In die Festveranstaltung drang noch ein „Hausmeister“ ein, der sich freilich als Reinhard Zedler, Geschäftsführer der AWO entpuppte und der mit Landrat Zeno Danner, welcher den Abend mit einer Begrüßung eröffnet hatte, und der Landtagsabgeordneten Nese Erikli wie Bernd Eberwein ein spontanes Lied anstimmte.
Andreas Jung scherzte in seinem Grußwort, dass hier ja schon vor 30 Jahren die „Senioren for Future“ gegründet wurden. Er ging auf das aktuelle Pflegestärkungsgesetzt ein, durch das 13.000 neue Stellen geschaffen wurden. Doch „Wenn sie am Sonntag in der Klinik keine Fachkraft finden, dann liegt das freilich auch daran, dass die Klinik auch keine Fachkraft findet“, ging er auf eine großes Problem ein, dass unter anderem damit gelöst werden solle, dass zum einen der Beruf attraktiver gemacht werde, zum anderen, dass die Menschen aus anderen Ländern ihren Beruf ohne viele Bürokratie hier ausüben könnten, welche die gerne hier arbeiten Würden
Dr. Alexander Gowin, der in seinen Vortrag die aktuellen Standards der Altersmedizin vorstellte, lobte, dass er mit dem Kreisseniorenrat seit seinem Start in 2012 einen starken Partner gehabt habe. Im Südwesten sei sie Situation in der Geriatrie freilich eher noch „mau“.
Isolation macht er auch als Hauptproblem aus, sie mache krank und auch dement, so seine Erfahrung aus dem Klinikum. Und: die Medizin erkenne die eigentlichen Krankheiten sogenannter „multimorbider“ Menschen oft nicht. „30 Prozent der Patienten, die ins Krankenhaus eingeliefert werden, kommen wegen Behandlungsfehlern davor“, so Gowin. Das seniorengerechte oder eigentlich das menschengerechte Krankenhaus, stehe erst am Anfang, provozierte er. Zum Beispiel gebe es auch erst zwei geriatrische Tageskliniken in Baden-Württemberg. Man würde das auch gerne in Radolfzell, sei aber noch nicht von den Krankenkassen erhöht worden. Seine Vision sei eine Klinik, in die man gerne gehe.
Prof. Dr. Marcus Schuchmann vom der Medizinischen Klinik Konstanz des Gesundheitsverbindung, verwies darauf, dass ein Großteil der Patienten älter seien. Vor allem kämen diese Patienten oft viel zu spät mit über Jahre verdrängten Krankheiten, wenn dann eben eine Krise eintrete – die man nun akut behandelt solle. Doch dafür brauche man auch als Klinik ein ganz anderes Personal, zum Beispiel sogar Sozialarbeiter, stellte er fest.

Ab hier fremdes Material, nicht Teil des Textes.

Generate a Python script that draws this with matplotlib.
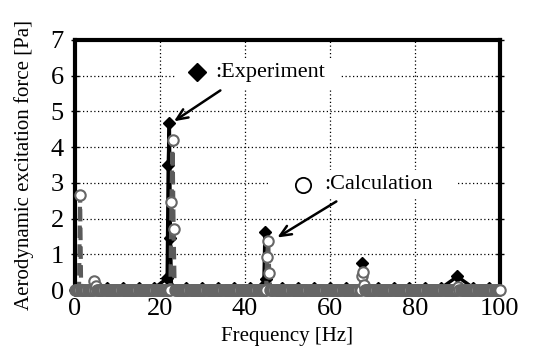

Stefanie Jehnichen vom Gesundheitsamt des Landkreises informierte über die hausärztliche Versorgung. Derzeit sei die Versorgungssituation gut und aktuell gelte ein Niederlassungsverbot für neue Hausärzte. Der Blick in die Zukunft zeige aber, dass hier doch deutliche Änderungen anstehen, da viele der Ärzte in den nächsten Jahren in den Ruhestand gingen. Das ist schon länger Thema einer Initiative im Landkreis, die hier Vorstöße in Sachen Personalgewinnung machen wird. Dr. Helmut Eckert als Leiter des Gesundheitsamts informierte über ein dreijähriges Pilotprojekt, das im November starten soll und vor allem in den ländlichen Raum wirken soll. Dabei können dann Pflegekräfte durchaus ärztliche Aufgaben übernehmen, digitale Sprechstunden gehören auch dazu. Gabriele Glocker vom Seniorenbrüro der Stadt Singen sieht die ärztliche Situation gar nicht so rosig. Vor allem Fachärzte fehlten, insbesondere Aufenärzte. Ein anderes Problem für sie: man behandle Diagnosen, nicht den Patienten ist ihr Eindruck.
Dr. Michael Hess, ehemaliger Leiter des Gesundheitsamt im Kreis, schilderte Situationen, bei denen nach medizinischer Behandlung kein Übergang in eine Pflegeeinrichtung gebe. Für sollte so etwas zum Entlassmanagement der Kliniken dazu gehören.